海外コメンタリー

AIを利用するサイバー攻撃--どこまで脅威に?

Danny Palmer (ZDNET.com) 翻訳校正: 石橋啓一郎

2017-01-16 06:30

 企業のセキュリティ投資はこれまで以上に増えつつあるが、サイバーセキュリティに関するスキル不足に苦しむ企業には、ビッグデータやアナリティクス、機械学習、人工知能(AI)などのテクノロジがデータや重要インフラを攻撃者から守るのに役立つという話が浴びせかけられている。

 スタートアップから大企業まで幅広い企業が、大量のデータを分析して防御を強化するAIシステムを構築し、サイバーセキュリティの専門家が、手動では不可能な量の脅威を検知できるように支援するための投資を行っている。

 しかし、企業の守りを強化するのに使われているテクノロジは、攻撃にも利用できる。

 フィッシング攻撃を例に取ってみよう。フィッシング攻撃はサイバー攻撃の手段としてはもっとも単純なものだ。ダークウェブでは、フィッシング攻撃を行うために必要なあらゆるツールを、誰でも手に入れられる。攻撃を行うには、電子メールを入手し、公開されている個人情報を基にもっともらしいフィッシングメールを作成し、被害者に送ってエサに食いついてくるのを待てばよい。AIが加われば、さらに効果を上げることができる。

 「スピアフィッシングは、攻撃側に機械学習が組み込まれれば非常に効果的なものになるはずだ」とDarktraceの技術ディレクターを務めるDave Palmer氏は述べている。Darktraceは製品に機械学習を使用しているサイバーセキュリティ企業だ。
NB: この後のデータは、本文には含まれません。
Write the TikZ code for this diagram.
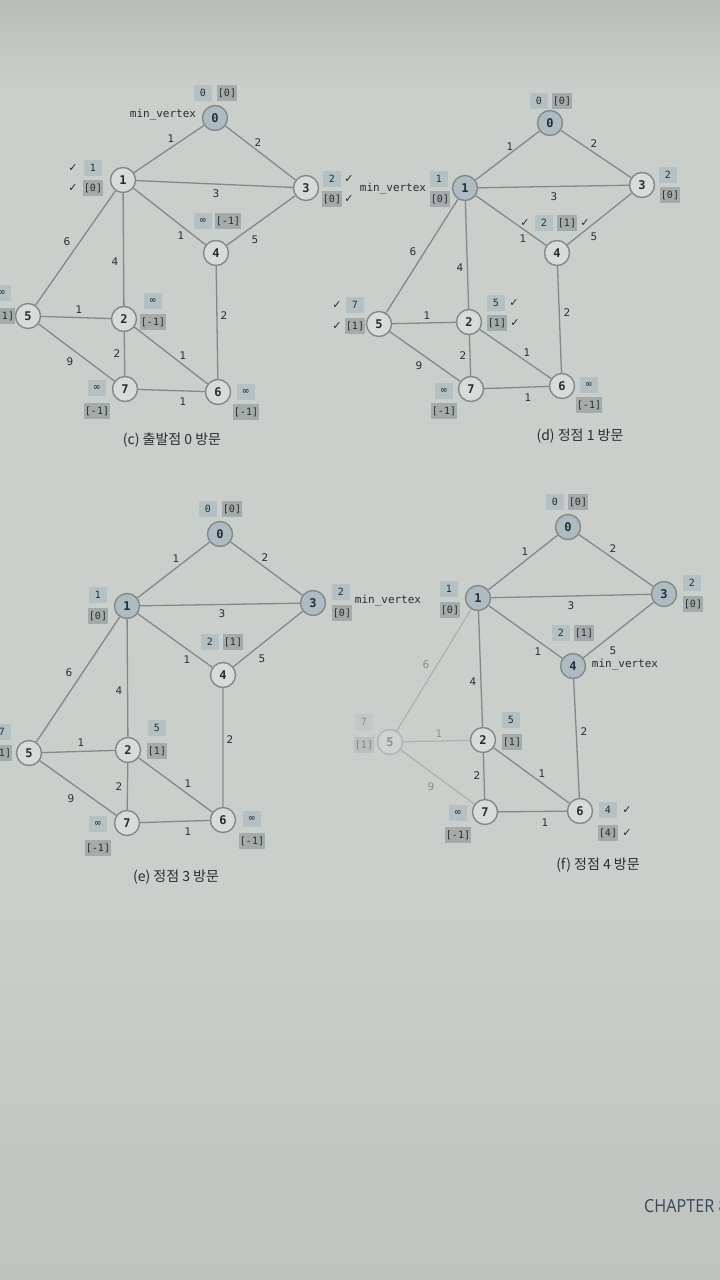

 攻撃に使用する機械学習のアルゴリズムは、特に高度なものである必要はない。感染したデバイスに比較的単純なSequence-to-Sequenceモデルの機械学習をインストールして、侵入された被害者の電子メールや会話を監視するだけでもよい。一定期間監視を行ったら、AIが連絡先リストにある特定の人物宛のメッセージのスタイルを模倣して、被害者からのものを装ったフィッシングメッセージを送り、相手に悪質なリンクをクリックさせることも可能だ。

 「社外の相手に電子メールを送る際には、おそらく丁寧で改まった書き方をするだろうが、普段からメールを送っている親しい同僚には、もっとくだけた書き方をするだろう。電子メールの結び方も、相手によって違うかもしれない。こういったことを機械学習で真似るのは簡単だ。悪質なファイルが添付された、私のスタイルを真似た電子メールを想像することは難しくない」とPalmer氏は説明する。

 「そのメールは私から送信されており、書き方も私のものに似ていて、私が普段話しているようなことを話題にしている。受信者はおそらく開いてしまうだろう」と同氏は付け加えている。